Where is your end of the earth?

GIVING TO MISSIONS
October 2012

By Anna McShane — At a recent college mission conference the speaker challenged students to think about the “ends of the earth.” My husband responded in a daily newsletter to the students that for some of them, just stepping off campus was their “end-of-the-earth.” Good banter ensued.

We took the conversation home to our hostess. Sara and her husband, Ted, were my husband’s students over 30 years ago, and Sara was his artist in a college media department. Then he married them. Long-term friends. Our kids think of them as family. We couldn’t be much more different, though.

Sara is a total homebody. Her end-of-the-earth is at her door. She hates going out to market, to the doctor, or to run errands. Maps drive her nuts. She loves working out of her house. And yet, it isn’t really true that her end-of-the-earth is at her door.

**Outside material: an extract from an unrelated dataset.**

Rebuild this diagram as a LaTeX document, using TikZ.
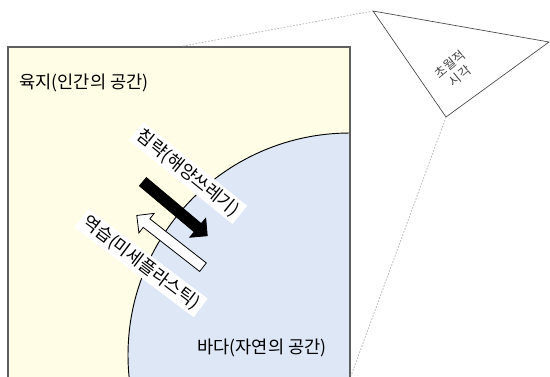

Sara’s home is a delightful collection of country: handmade treasures & hand stitched creativity cover the whole house. In recent years, with kids grown and gone, she has poured her energy into quilting for charities. A bright room off the great room/kitchen has sewing machine, scissors, and a huge table for cutting fabric. Bright squares of material stick out of shelf boxes on three sides. As we came and went from the house, we usually found Sara busy at the machine in the quilt room, knocking off yet another lap quilt for wounded soldiers or abused children. Sara’s quilts go where she doesn’t go herself.

Her end-of-the-earth also comes to her. One day it was a woman whose son had committed suicide last month, sitting helping Sara quilt. Or the phone rings and she’s counseling and encouraging women. A small group meets every fall to design, create and sew gorgeous “Father Christmas” pieces, all the while drinking Sara’s tea and loving being in her home.

A glance at her refrigerator shows how far Sara’s world goes. It is packed with people she prays for – people she keeps in touch with around the world. I find pictures of my family and remote places we’ve visited. Sara is a homebody, but her computer and phone take her way beyond her walls.

The question isn’t really “are you willing to go the ends of the earth?” but are you willing to step over your OWN end-of-the-earth. I don’t expect to ever see Sara far from home, but I know that her quilts, her mentoring, and her friend-sharing letters and notes do take her to the ends of the earth. Sara’s a homebody, but her focus is not on herself; it is on the world.